Rexify¶

Rexify is a library to streamline recommender systems model development. It is built on top of Tensorflow Recommenders models and Kubeflow pipelines.

In essence, Rexify adapts dynamically to your data, and outputs high-performing TensorFlow models that may be used wherever you want, independently of your data. Rexify also includes modules to deal with feature engineering as Scikit-Learn Transformers and Pipelines.

Who is Rexify for?¶

Rexify is a project that simplifies and standardizes the workflow of recommender systems. It is mostly geared towards people with little to no machine learning knowledge, that want to implement somewhat scalable Recommender Systems in their applications.

Quick Tour¶

Rexify is meant to be usable right out of the box. All you need to set up your model is interaction data - something that kind of looks like this:

user_id	item_id	timestamp	item_name	event_type
22	67	2021/05/13	Blue Jeans	Purchase
37	9	2021/04/11	White Shirt	Page View
22	473	2021/04/11	Red Purse	Add to Cart
…	…	…	…	…
358	51	2021/04/11	Bracelet	Purchase

Additionally, we’ll have to have configured a schema for the data. This schema is what will allow Rexify to generate a dynamic model and preprocessing steps. The schema should be comprised of three dictionaries: user, ìtem, context.

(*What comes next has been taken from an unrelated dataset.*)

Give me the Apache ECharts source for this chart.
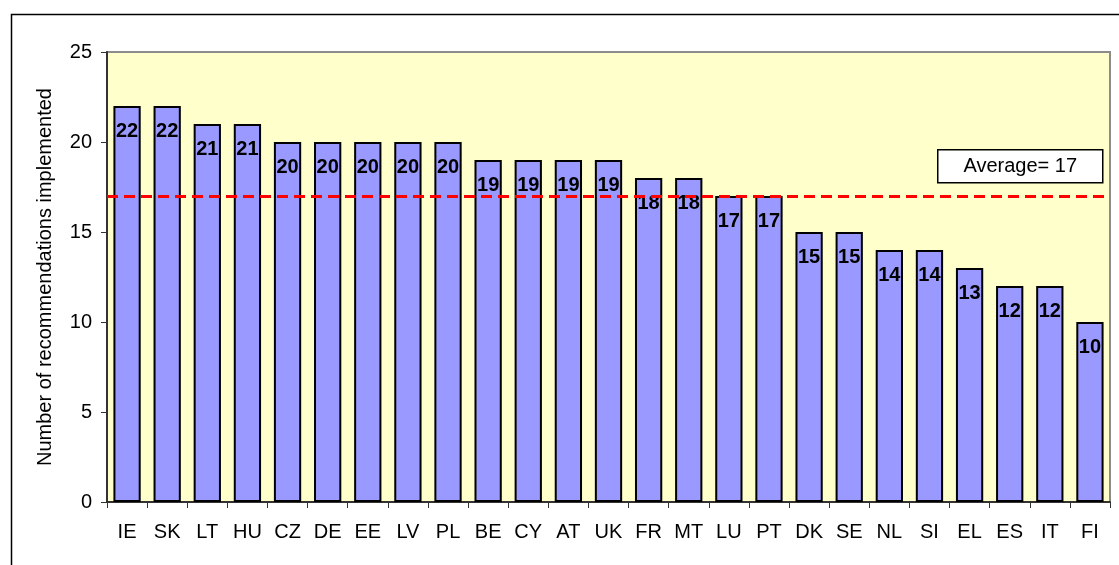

Each of these dictionaries should consist of features and internal data types, such as: id, categorical, timestamp, text. More data types will be available in the future.

{
  "user": {
    "user_id": "id"
  },
  "item": {
    "item_id": "id",
    "timestamp": "timestamp",
    "item_name": "text"
  },
  "context": {
    "event_type": "categorical"
  }
}

Essentially, what Rexify will do is take the schema, and dynamically adapt to the data.

As a package¶

There are two main components in Rexify workflows: FeatureExtractor and Recommender.

The FeatureExtractor is a scikit-learn Transformer that basically takes the schema of the data, and transforms the event data accordingly. Another method .make_dataset(), converts the transformed data into a tf.data.Dataset, all correctly configured to be fed to the Recommender model. You can read more about how the FeatureExtractor works here.

Recommender is a tfrs.Model that basically implements the Query and Candidate towers. During training, the Query tower will take the user ID, user features, and context, to learn an embedding; the Candidate tower will do the same for the item ID and its features. More information about the Recommender model can be found here.

A sample Rexify workflow should sort of look like this:

import json
import pandas as pd

from rexify.features import FeatureExtractor
from rexify.models import Recommender

events = pd.read_csv('path/to/events/data')
with open('path/to/schema') as f:
    schema = json.load(f)

feat = FeatureExtractor(schema)
prep_data = feat.fit_transform(events)
ds = feat.make_dataset(prep_data)

model = Recommender(**feat.model_params)
model.compile()
model.fit(ds)

When training is complete, you’ll have a trained tf.keras.Model ready to be used, as you normally would.

As a prebuilt pipeline¶

After cloning this project and setting up the necessary environment variables, you can run:

python -m rexify.pipeline

Which should output a pipeline.json file. You can then upload this file manually to either a Kubeflow Pipeline or Vertex AI Pipelines instance, and it should run seamlessly.

You can also check the Kubeflow Pipeline and Vertex AI documentation to learn how to submit these pipelines programmatically.

The prebuilt pipeline consists of 5 components:

download, which downloads the event data from URLs set on the $INPUT_DATA_URL and $SCHEMA_URL environment variables
load, which prepares the data downloaded in the previous step
train, which trains a Recommender model on the preprocessed data
index, which trains a ScaNN model to retrieve the nearest neighbors
retrieval, which basically retrieves the nearest k neighbors for each of the known users

Via the demo application¶

After cloning the project, install the demo dependencies and run the Streamlit application:

pip install -r demo/requirements.txt
streamlit run demo/app.py

Or, if you’re using docker:

docker run joseprsm/rexify-demo

You can then follow the steps here to set up your pipeline.

During setup, you’ll be asked to either input a publicly available dataset URL or use a sample data set. After that, you’ll have a form to help you set up the schema for the data.

Finally, after hitting “Compile”, you’ll have your Pipeline Spec ready. The resulting JSON file can then be uploaded to Vertex AI Pipelines or Kubeflow, seamlessly.

The key difference from this pipeline to the prebuilt one is that instead of using the download component to download the schema, it will pass it as an argument to the pipeline, and then use a copy component to pass it down as an artifact.